Woke up this morning red and splotchy, like I’d run a mile. Eyes wrung dry, swollen the size of golf balls. This is why I shouldn’t drink.
I didn’t set out to get smashed. I painted my eyes gold with no roaring excitement for the shimmery feelings of inebriation. I was blissfully unprepared, failing to exercise an inkling of forethought. I believe it is called “living in the moment”.
It is this morning that I remember what my brother told me about alcohol completely disrupting our sleep cycles. I testify to the sort of sleep that is not sleep as I know it at all. Not restful or restorative, just empty, static. The slow passage of time. I woke with ease; had I slept at all? Am I still sleeping?
I am a wreck, nauseated by the mere thought of sweet foods and powdery lemon. I’ve aged overnight, aching with every step, my body resistant to motion. How equipped we usually are, never to pay any mind to inertia. I feel defilement in my cells, my body in reparation from the inside out. Bloated and disgusting. It is exhausting to smile, the muscles in my face slumped and unable to hold themselves up. I don’t feel like myself. I know, I know, I’m a youngin’ and we bounce right back, but still my body doesn’t deserve this battery. What have I done to the dwelling place of God?
I’ve been here before, not too long ago. Said to myself: no drinking, because you let your guard down and act like a fool before God. Now I’ve added another layer to my wall of defence: no binge drinking, because you are destroying your remarkable body. How many times do I need to suffer through my mistakes before I learn to be cautious? Well, I’ll take a stab at it with Psychology. There’s this cognitive theory of alcohol expectancies, directly related to dem dranks. We exaggerate the good times and forget the hangover. We remember the intensity of the buzz and forget the shame. These positive expectancies reinforce our drinking behaviour, so we need to adjust our expectations to better reflect reality.
Plot twist: replace alcohol with your name and we have a pattern of addiction. A cycle of ups and downs, where two years later I’m recovering from yet another trough of this infinite sine wave. It was alcohol that made me numb to the cockroach in the kitchen, the risks of honesty, earlier this morning. It was alcohol that pushed me to the brink, that fanned the anger- what I suppressed and thought I could handle, beneath the positive expectancies and all the good I sent you in my thoughts- into flame.
I need to remind myself that you are not only the guy who told me my hair smelled like gingerbread, made me feel adored by your wistful eyes whenever I left you, charmed by the cloud of energy you engulf people in, but also the guy who made me cry because you gave me silence when I spared nothing on my mind and heart. You asked me to stay even though I was dying in my guilt, and I did because I didn’t want to ruin your moment. I kicked my spirit to the curb so that we could indulge in each other.
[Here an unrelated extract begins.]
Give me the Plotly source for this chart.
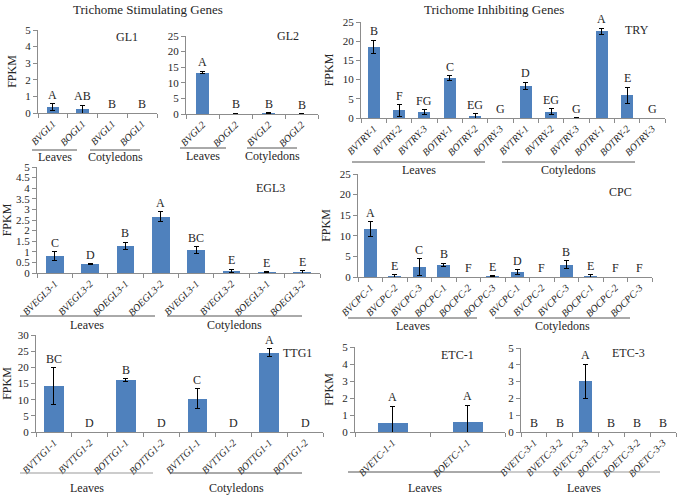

And you insult me when you don’t acknowledge that-when you expect it from me. You are so selfish with me and you can’t even see it. I’m done with preserving the good I stubbornly associate with you. I’m done with feeling trapped because I still want you to think the best of me, that I’m the one you want despite it all. Am I pleasing God or man? I’m taking on an eternal perspective on what matters in my brief existence on Earth. I want to sever my attachment to the things that won’t let me move forward in faith; the people who won’t let me be my best self. Think what you want about me. You are not my God.